A locação estratégica já era ocupada desde a Grécia antiga. O Estreito de Bósforo separa o Mar Negro do Mediterrâneo e a Ásia da Europa, permitindo controlar o acesso naval a uma imensa região. A Marinha bizantina foi uma força temida em séculos anteriores, sendo a única portadora do chamado fogo grego, lança-chamas medieval. Mas então era praticamente inexistente - tinha 20 navios contra 200 dos cruzados.


2.Habitantes

O Império Bizantino falava grego, mas era o que havia restado do Império Romano - eles chamavam a si próprios de "romanos" e nada mais.
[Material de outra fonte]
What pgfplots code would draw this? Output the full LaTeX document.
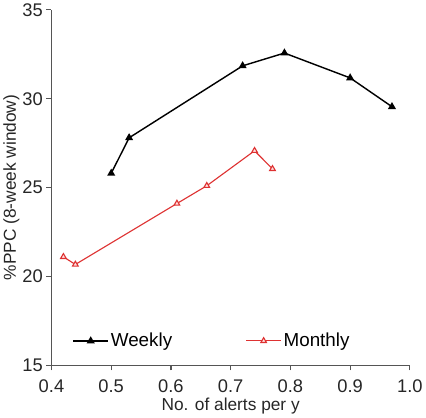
\documentclass[border=0pt]{standalone}
\usepackage{pgfplots}
\pgfplotsset{compat=1.18}
\usepackage{fontspec}
\setmainfont{Liberation Sans}
\definecolor{axisgray}{RGB}{85,85,85}
\definecolor{monthlyred}{RGB}{222,50,50}
\begin{document}
\begin{tikzpicture}
\begin{axis}[
  scale only axis,
  width=351bp, height=348bp,
  xmin=0.4, xmax=1.0, ymin=15, ymax=35,
  xtick={0.4,0.5,...,1.0},
  ytick={15,20,25,30,35},
  x tick label style={yshift=-6bp},
  xticklabel={\pgfmathprintnumber[fixed,fixed zerofill,precision=1]{\tick}},
  /pgf/number format/assume math mode=true,
  axis x line*=bottom, axis y line*=left,
  axis line style={axisgray, line width=1.1pt, -},
  tick style={axisgray, line width=1.1pt},
  tick align=outside, major tick length=5bp,
  font=\fontsize{18}{21}\selectfont,
  tick label style={font=\fontsize{18}{21}\selectfont, text=black!85},
  xlabel={No. of alerts per y},
  ylabel={\%PPC (8-week window)},
  label style={font=\fontsize{17}{20}\selectfont, text=black!85},
  xlabel style={yshift=2bp},
  ylabel style={yshift=-4bp},
  legend style={draw=none, fill=none, at={(0.05,0.035)}, anchor=south west,
    legend columns=2, font=\fontsize{18.5}{21}\selectfont,
    nodes={inner xsep=2bp},
    /tikz/every even column/.append style={column sep=70bp}},
  legend image code/.code={
    \draw[#1, mark repeat=2, mark phase=2] plot coordinates {(0cm,0cm) (0.6cm,0cm) (1.2cm,0cm)};},
  clip=false,
]
\addplot[black, line width=1.4pt, mark=triangle*, mark size=3.2pt,
  mark options={solid, fill=black}]
  coordinates {(0.50,25.8) (0.53,27.8) (0.72,31.85) (0.79,32.57) (0.90,31.17) (0.97,29.55)};
\addlegendentry{Weekly}
\addplot[monthlyred, line width=1.1pt, mark=triangle*, mark size=3.2pt,
  mark options={solid, fill=red!12, draw=monthlyred}]
  coordinates {(0.42,21.1) (0.44,20.67) (0.61,24.1) (0.66,25.1) (0.74,27.07) (0.77,26.05)};
\addlegendentry{Monthly}
\end{axis}
\end{tikzpicture}
\end{document}
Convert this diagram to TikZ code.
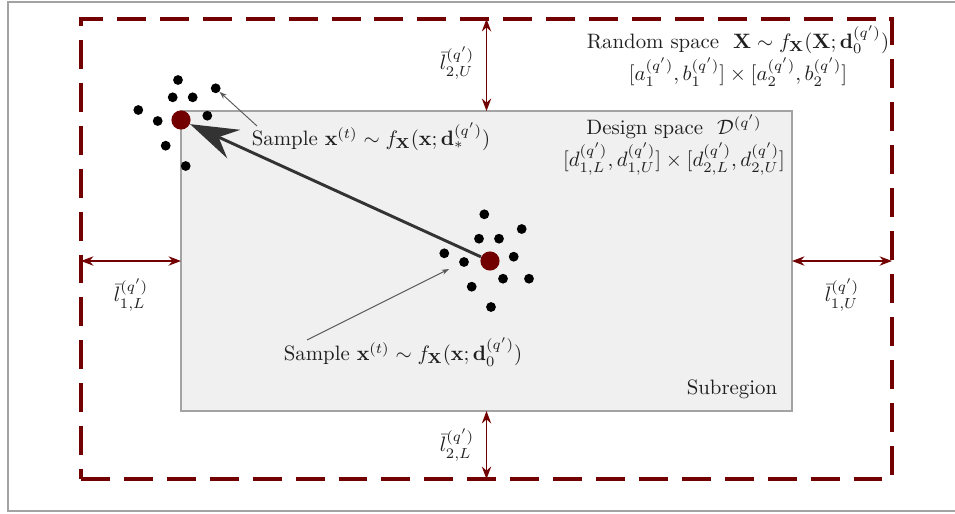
\documentclass[tikz,border=0pt]{standalone}
\usepackage{amsmath}
\usepackage{tikz}
\usetikzlibrary{arrows.meta,positioning,calc}
\definecolor{SpaceRed}{HTML}{720000}
\definecolor{DesignGray}{HTML}{F0F0F0}
\definecolor{EdgeGray}{HTML}{A3A3A3}
\definecolor{ArrowDark}{HTML}{333333}

\begin{document}
\begin{tikzpicture}[x=0.48pt, y=-0.48pt,
    randbox/.style={draw=SpaceRed, line width=1.9pt, dash pattern=on 13.9pt off 6.7pt, outer sep=0pt, minimum width=389.28pt, minimum height=220.8pt},
    designbox/.style={draw=EdgeGray, fill=DesignGray, line width=0.6pt, outer sep=0pt, minimum width=293.28pt, minimum height=144pt},
    sample/.style={circle, fill=black, inner sep=0pt, minimum size=4.7pt},
    mean/.style={circle, fill=SpaceRed, inner sep=0pt, minimum size=9.2pt},
    gap/.style={SpaceRed, line width=0.6pt, {Stealth[length=6pt,width=4.5pt,inset=2pt]}-{Stealth[length=6pt,width=4.5pt,inset=2pt]}},
    pointer/.style={gray!70!black, line width=0.45pt, -{Stealth[length=3.5pt,width=2.5pt]}},
    move/.style={ArrowDark, line width=1.4pt, -{Stealth[length=23pt,width=15pt,inset=8pt]}},
    lab/.style={font=\normalsize, text=black!88}
]
    \useasboundingbox (0,0) rectangle (955,513);
    \draw[EdgeGray, line width=0.6pt] (8,2) rectangle (962,511);

    % spaces
    \node[randbox] (random) at (486.5,249) {};
    \node[designbox] (design) at (486.5,261) {};

    % distances between the two spaces
    \draw[gap] (design.north) -- (design.north |- random.north);
    \draw[gap] (design.south) -- (design.south |- random.south);
    \draw[gap] (design.west) -- (design.west -| random.west);
    \draw[gap] (design.east) -- (design.east -| random.east);
    \node[lab] (l2U) at (457,63) {$\bar{l}_{2,U}^{(q')}$};
    \node[lab] (l2L) at (457,445) {$\bar{l}_{2,L}^{(q')}$};
    \node[lab] (l1L) at (131,295) {$\bar{l}_{1,L}^{(q')}$};
    \node[lab] (l1U) at (842,295) {$\bar{l}_{1,U}^{(q')}$};

    \node[lab, align=center] (randtext) at (738,56) {Random space\ \ $\mathbf{X}\sim f_{\mathbf{X}}(\mathbf{X};\mathbf{d}_0^{(q')})$\\[1pt] $[a_1^{(q')},b_1^{(q')}]\times[a_2^{(q')},b_2^{(q')}]$};
    \node[lab, align=center] (designtext) at (674,145) {Design space\ \ $\mathcal{D}^{(q')}$\\[1pt] $[d_{1,L}^{(q')},d_{1,U}^{(q')}]\times[d_{2,L}^{(q')},d_{2,U}^{(q')}]$};
    \node[lab] (subtext) at (732,389) {Subregion};

    % samples around the two means
    \foreach \px/\py [count=\i] in {178/80, 215.7/88.3, 172.7/97.3, 192.7/97.3, 138.3/110, 157.7/121, 207.3/115.7, 165.7/145.7, 185.7/166}
        \node[sample] (s\i) at (\px,\py) {};
    \foreach \px/\py [count=\i] in {484.3/214.3, 521.7/229, 479/238.7, 499/238.7, 444.3/253.3, 464/262, 513.7/256.7, 503/278.7, 529/278.7, 471.7/286.7, 491/307}
        \node[sample] (t\i) at (\px,\py) {};
    \node[mean] (meanstar) at (181,120) {};
    \node[mean] (meanzero) at (490,261) {};
    \draw[move] (meanzero) -- (meanstar);

    \node[lab] (sampstar) at (371,137) {Sample $\mathbf{x}^{(t)}\sim f_{\mathbf{X}}(\mathbf{x};\mathbf{d}_*^{(q')})$};
    \node[lab] (sampzero) at (403,352) {Sample $\mathbf{x}^{(t)}\sim f_{\mathbf{X}}(\mathbf{x};\mathbf{d}_0^{(q')})$};
    \coordinate (pstar) at (257,126);
    \coordinate (pzero) at (307,340);
    \coordinate (pzeroend) at (449,269);
    \draw[pointer] (pstar) -- (s2);
    \draw[pointer] (pzero) -- (pzeroend);
\end{tikzpicture}
\end{document}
Gente de todo o mundo morava na cidade - inclusive nórdicos. A guarda varangiana, formada por mercenários do norte, existia desde os tempos vikings e tentou, em vão, repelir os invasores.


3.Defesa insuficiente

A capital era a maior cidade da Europa, com 250 mil habitantes, igualando-se às grandes metrópoles islâmicas de Bagdá e Alexandria. Também era a cidade mais protegida do mundo - seu complexo de muros era considerado impenetrável, mas os cruzados e venezianos tiveram sorte com o clima e puderam atacar pelo mar, tomando as torres.


4.Conquistador indeciso

Balduíno IX, conde de Flandres, havia herdado uma vasta região nas atuais Holanda e Bélgica. O artista desenhou-o liderando as tropas e com uma expressão consternada, como se já começasse a se arrepender. Dupla licença poética: o líder dos cruzados era na verdade o francês Bonifácio de Monteferrato, mas, por razões políticas, seria Balduíno a ser eleito imperador, cargo que aceitou sem restrições. Governaria por apenas um ano, até morrer em batalha.


5.O saque

Constantinopla era o entreposto final de uma das duas rotas de especiarias que proviam a Europa com caríssimos temperos e seda - a outra era controlada pela própria Veneza. Por três dias, cruzados e venezianos roubaram casas e igrejas, destruíram construções insubstituíveis, como a Grande Biblioteca, e estupraram até freiras.


6.Tortuosidade

A expressão do próprio cavalo faz parte da tortuosidade geral do quadro, indicando por seus elementos gráficos a natureza vil da conquista. Delacroix decidiu mostrar o evento como o que era: não uma vitória dos francos, mas um massacre infame, a manchar a memória de seu país por toda a História.